* _EXERCISE DESCRIPTION_
Restate exactly the lines of the entries below, beginning with the first and ending with the line that holds "addBars(edoX, edoY, edoLo, edoHi, edoN);". Pictures are not copied.

Source code of charts:
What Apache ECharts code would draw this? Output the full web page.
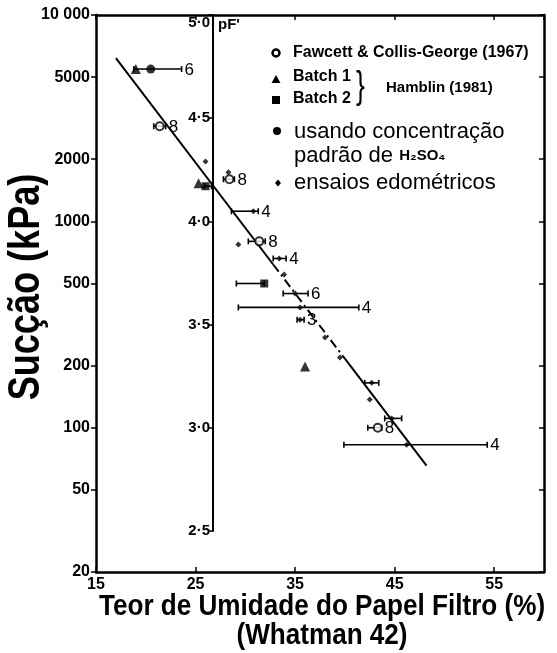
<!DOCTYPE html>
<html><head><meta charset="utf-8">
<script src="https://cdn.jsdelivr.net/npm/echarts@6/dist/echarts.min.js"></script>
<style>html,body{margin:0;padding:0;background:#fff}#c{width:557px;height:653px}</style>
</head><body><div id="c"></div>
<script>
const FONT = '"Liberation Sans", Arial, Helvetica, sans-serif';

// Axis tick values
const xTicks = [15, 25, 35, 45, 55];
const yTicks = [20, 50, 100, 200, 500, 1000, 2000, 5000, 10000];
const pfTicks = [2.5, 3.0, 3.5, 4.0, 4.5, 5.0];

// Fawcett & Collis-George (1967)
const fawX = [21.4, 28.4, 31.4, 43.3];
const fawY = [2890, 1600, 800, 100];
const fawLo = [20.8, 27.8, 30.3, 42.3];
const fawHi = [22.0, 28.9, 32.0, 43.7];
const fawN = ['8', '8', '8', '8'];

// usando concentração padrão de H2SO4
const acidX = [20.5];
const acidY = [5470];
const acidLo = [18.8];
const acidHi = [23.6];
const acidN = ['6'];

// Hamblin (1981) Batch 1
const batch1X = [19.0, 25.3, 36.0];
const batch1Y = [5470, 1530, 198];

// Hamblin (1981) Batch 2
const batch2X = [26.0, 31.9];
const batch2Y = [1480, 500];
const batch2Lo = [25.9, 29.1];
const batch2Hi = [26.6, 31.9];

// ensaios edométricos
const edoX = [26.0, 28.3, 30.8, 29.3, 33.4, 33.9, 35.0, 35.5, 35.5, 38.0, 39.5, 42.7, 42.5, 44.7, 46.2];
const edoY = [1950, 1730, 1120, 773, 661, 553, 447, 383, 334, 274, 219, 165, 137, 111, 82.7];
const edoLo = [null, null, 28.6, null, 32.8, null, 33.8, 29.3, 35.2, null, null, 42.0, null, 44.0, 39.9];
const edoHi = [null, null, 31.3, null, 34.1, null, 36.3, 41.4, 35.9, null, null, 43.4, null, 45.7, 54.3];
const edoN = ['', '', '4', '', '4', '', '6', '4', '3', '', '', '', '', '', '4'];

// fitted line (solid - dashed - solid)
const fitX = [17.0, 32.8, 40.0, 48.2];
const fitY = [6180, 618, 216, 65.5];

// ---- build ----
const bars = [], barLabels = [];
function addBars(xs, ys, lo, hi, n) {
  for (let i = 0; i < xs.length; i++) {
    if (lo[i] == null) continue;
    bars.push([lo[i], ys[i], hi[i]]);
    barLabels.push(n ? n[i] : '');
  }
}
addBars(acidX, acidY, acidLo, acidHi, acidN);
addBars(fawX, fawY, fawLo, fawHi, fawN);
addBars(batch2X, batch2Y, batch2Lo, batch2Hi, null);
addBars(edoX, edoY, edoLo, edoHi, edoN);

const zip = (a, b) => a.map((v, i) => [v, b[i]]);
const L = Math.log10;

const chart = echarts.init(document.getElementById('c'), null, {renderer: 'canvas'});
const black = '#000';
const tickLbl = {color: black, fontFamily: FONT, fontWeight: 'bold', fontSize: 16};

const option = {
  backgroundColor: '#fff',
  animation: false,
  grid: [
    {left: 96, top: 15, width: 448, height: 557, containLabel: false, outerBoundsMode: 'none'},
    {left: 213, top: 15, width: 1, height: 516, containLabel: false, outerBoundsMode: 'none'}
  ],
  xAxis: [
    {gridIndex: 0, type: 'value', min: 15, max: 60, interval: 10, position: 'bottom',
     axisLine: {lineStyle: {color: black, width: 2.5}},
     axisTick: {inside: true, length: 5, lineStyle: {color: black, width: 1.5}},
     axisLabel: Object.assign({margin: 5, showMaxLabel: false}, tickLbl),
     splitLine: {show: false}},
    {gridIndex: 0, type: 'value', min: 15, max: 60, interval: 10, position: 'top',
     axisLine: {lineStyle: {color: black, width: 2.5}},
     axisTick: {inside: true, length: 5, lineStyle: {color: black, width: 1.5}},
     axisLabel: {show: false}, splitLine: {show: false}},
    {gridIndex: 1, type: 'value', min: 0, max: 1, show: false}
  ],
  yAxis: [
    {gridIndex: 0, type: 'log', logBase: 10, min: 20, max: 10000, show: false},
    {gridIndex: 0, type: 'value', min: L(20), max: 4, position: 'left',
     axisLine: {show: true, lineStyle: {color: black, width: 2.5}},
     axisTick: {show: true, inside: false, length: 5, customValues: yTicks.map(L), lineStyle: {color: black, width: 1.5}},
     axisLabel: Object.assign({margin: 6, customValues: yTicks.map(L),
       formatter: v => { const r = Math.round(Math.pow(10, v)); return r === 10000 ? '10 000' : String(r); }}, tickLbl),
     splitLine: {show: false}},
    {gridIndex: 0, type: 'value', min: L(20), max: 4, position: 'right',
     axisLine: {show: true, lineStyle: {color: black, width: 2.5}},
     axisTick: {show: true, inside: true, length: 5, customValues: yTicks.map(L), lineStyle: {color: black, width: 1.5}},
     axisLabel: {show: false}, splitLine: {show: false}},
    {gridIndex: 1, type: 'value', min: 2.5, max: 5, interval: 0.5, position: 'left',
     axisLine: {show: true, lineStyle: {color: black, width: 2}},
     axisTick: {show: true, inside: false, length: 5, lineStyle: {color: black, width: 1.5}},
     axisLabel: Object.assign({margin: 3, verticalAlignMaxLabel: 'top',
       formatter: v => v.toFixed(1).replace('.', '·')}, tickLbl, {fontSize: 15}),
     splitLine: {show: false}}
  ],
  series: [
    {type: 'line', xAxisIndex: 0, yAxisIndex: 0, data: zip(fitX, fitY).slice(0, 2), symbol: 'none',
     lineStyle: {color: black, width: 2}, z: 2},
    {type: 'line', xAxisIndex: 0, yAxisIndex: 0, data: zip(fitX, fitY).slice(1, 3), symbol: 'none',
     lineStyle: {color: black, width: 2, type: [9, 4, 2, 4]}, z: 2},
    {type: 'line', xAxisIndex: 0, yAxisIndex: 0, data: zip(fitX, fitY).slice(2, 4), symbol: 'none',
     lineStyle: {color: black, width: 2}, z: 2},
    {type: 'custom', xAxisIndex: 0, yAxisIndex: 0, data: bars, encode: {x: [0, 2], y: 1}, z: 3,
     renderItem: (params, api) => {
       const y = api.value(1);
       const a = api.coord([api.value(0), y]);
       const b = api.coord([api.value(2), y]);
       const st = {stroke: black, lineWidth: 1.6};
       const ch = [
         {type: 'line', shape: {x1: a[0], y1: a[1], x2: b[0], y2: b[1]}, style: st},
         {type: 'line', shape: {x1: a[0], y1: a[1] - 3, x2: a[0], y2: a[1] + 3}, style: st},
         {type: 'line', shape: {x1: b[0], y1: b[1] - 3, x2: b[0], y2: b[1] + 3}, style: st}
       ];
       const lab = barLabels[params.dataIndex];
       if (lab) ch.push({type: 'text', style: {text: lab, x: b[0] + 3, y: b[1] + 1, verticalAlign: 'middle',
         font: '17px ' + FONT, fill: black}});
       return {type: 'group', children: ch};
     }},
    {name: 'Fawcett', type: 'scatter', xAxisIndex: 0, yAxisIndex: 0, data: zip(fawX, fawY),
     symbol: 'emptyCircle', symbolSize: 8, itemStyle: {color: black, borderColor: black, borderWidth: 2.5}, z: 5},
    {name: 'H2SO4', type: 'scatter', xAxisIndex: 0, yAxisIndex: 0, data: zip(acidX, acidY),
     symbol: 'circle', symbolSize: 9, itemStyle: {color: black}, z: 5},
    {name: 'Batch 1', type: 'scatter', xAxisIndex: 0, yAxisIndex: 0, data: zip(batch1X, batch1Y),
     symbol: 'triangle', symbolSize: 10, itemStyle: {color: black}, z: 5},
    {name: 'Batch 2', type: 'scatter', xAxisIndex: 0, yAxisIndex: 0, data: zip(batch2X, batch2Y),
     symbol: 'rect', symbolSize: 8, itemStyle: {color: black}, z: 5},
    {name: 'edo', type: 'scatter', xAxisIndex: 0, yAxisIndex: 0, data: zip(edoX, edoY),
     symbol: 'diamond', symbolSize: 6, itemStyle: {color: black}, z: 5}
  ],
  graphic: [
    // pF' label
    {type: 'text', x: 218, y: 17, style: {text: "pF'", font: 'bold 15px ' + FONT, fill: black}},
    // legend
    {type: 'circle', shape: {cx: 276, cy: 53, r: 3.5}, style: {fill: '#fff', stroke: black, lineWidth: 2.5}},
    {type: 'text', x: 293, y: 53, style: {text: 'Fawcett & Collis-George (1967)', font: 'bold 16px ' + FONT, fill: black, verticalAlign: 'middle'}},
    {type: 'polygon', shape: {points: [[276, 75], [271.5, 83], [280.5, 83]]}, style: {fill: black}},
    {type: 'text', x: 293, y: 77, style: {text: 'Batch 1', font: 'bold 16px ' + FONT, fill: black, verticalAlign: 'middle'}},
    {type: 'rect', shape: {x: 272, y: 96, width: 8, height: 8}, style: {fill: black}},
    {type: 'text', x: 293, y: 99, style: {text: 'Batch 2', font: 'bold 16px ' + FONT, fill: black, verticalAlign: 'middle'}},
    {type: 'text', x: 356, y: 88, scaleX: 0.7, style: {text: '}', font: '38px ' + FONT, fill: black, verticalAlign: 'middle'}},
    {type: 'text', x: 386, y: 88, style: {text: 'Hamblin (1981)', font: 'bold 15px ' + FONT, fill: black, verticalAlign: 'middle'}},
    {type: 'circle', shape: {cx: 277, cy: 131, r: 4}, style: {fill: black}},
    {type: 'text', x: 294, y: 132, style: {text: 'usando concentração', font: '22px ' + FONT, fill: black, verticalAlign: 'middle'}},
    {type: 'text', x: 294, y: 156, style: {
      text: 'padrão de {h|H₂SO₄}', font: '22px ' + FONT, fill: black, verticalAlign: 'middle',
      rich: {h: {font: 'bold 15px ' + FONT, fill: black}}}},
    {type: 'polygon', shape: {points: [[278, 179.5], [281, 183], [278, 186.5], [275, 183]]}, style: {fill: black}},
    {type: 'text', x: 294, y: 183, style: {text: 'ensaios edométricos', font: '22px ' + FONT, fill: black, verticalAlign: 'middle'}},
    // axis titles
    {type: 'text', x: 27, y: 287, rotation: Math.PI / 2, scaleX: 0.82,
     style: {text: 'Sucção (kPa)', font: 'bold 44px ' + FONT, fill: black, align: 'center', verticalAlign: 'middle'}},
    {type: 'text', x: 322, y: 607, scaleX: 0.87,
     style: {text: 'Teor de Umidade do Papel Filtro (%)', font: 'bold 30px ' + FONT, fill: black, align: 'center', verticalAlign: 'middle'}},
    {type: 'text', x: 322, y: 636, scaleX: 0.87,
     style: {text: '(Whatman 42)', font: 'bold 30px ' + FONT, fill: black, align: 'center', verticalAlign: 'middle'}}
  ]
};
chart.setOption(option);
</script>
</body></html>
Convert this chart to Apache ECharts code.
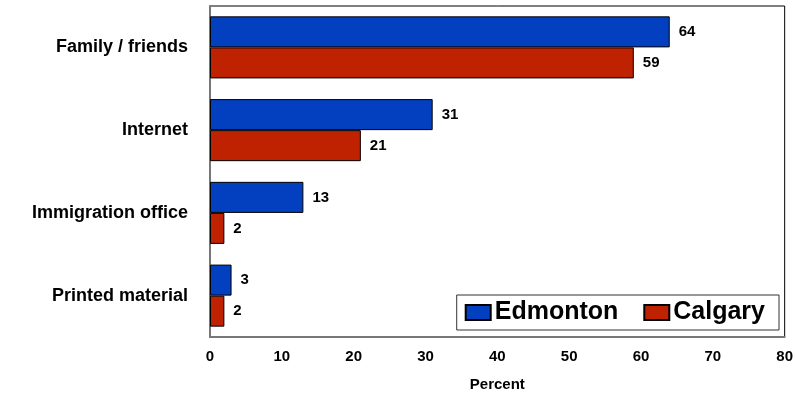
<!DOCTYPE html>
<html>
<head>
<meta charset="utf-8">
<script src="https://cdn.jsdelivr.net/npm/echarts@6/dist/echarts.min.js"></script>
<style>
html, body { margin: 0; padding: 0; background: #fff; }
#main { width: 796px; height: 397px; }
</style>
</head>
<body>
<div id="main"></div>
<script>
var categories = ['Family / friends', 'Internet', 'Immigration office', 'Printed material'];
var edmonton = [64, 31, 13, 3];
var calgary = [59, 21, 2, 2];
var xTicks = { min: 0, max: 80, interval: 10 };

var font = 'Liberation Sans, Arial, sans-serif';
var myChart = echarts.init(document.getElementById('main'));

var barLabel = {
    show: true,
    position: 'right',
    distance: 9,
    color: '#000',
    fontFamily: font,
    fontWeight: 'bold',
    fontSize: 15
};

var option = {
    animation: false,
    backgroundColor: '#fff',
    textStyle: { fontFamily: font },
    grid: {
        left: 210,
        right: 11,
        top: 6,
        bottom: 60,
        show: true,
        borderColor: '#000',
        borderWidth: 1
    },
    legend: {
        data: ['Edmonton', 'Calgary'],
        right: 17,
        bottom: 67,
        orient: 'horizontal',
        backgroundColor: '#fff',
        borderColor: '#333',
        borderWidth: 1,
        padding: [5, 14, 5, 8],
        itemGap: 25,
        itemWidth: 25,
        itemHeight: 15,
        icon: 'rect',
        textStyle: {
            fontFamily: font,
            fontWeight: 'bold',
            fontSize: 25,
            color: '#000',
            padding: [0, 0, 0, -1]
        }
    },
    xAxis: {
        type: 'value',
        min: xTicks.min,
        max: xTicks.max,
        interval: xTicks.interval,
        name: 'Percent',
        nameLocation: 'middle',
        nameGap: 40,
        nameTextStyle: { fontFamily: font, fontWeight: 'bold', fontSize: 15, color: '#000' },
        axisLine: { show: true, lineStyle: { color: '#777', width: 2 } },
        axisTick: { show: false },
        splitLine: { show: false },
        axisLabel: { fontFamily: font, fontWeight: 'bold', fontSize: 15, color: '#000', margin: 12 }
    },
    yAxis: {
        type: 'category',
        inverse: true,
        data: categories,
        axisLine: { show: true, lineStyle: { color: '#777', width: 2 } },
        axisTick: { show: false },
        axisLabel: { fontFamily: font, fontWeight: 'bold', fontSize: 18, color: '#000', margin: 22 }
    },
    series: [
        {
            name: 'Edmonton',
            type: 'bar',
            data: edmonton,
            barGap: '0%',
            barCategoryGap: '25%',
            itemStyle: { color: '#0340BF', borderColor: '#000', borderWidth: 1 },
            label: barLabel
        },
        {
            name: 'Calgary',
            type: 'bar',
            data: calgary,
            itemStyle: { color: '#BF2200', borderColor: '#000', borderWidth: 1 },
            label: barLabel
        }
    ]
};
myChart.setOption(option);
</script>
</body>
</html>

* _TASK RESULT_
What Apache ECharts code would draw this? Output the full web page.
<!DOCTYPE html>
<html><head><meta charset="utf-8">
<script src="https://cdn.jsdelivr.net/npm/echarts@6/dist/echarts.min.js"></script>
<style>html,body{margin:0;padding:0;background:#fff}#c{width:557px;height:653px}</style>
</head><body><div id="c"></div>
<script>
const FONT = '"Liberation Sans", Arial, Helvetica, sans-serif';

// Axis tick values
const xTicks = [15, 25, 35, 45, 55];
const yTicks = [20, 50, 100, 200, 500, 1000, 2000, 5000, 10000];
const pfTicks = [2.5, 3.0, 3.5, 4.0, 4.5, 5.0];

// Fawcett & Collis-George (1967)
const fawX = [21.4, 28.4, 31.4, 43.3];
const fawY = [2890, 1600, 800, 100];
const fawLo = [20.8, 27.8, 30.3, 42.3];
const fawHi = [22.0, 28.9, 32.0, 43.7];
const fawN = ['8', '8', '8', '8'];

// usando concentração padrão de H2SO4
const acidX = [20.5];
const acidY = [5470];
const acidLo = [18.8];
const acidHi = [23.6];
const acidN = ['6'];

// Hamblin (1981) Batch 1
const batch1X = [19.0, 25.3, 36.0];
const batch1Y = [5470, 1530, 198];

// Hamblin (1981) Batch 2
const batch2X = [26.0, 31.9];
const batch2Y = [1480, 500];
const batch2Lo = [25.9, 29.1];
const batch2Hi = [26.6, 31.9];

// ensaios edométricos
const edoX = [26.0, 28.3, 30.8, 29.3, 33.4, 33.9, 35.0, 35.5, 35.5, 38.0, 39.5, 42.7, 42.5, 44.7, 46.2];
const edoY = [1950, 1730, 1120, 773, 661, 553, 447, 383, 334, 274, 219, 165, 137, 111, 82.7];
const edoLo = [null, null, 28.6, null, 32.8, null, 33.8, 29.3, 35.2, null, null, 42.0, null, 44.0, 39.9];
const edoHi = [null, null, 31.3, null, 34.1, null, 36.3, 41.4, 35.9, null, null, 43.4, null, 45.7, 54.3];
const edoN = ['', '', '4', '', '4', '', '6', '4', '3', '', '', '', '', '', '4'];

// fitted line (solid - dashed - solid)
const fitX = [17.0, 32.8, 40.0, 48.2];
const fitY = [6180, 618, 216, 65.5];

// ---- build ----
const bars = [], barLabels = [];
function addBars(xs, ys, lo, hi, n) {
  for (let i = 0; i < xs.length; i++) {
    if (lo[i] == null) continue;
    bars.push([lo[i], ys[i], hi[i]]);
    barLabels.push(n ? n[i] : '');
  }
}
addBars(acidX, acidY, acidLo, acidHi, acidN);
addBars(fawX, fawY, fawLo, fawHi, fawN);
addBars(batch2X, batch2Y, batch2Lo, batch2Hi, null);
addBars(edoX, edoY, edoLo, edoHi, edoN);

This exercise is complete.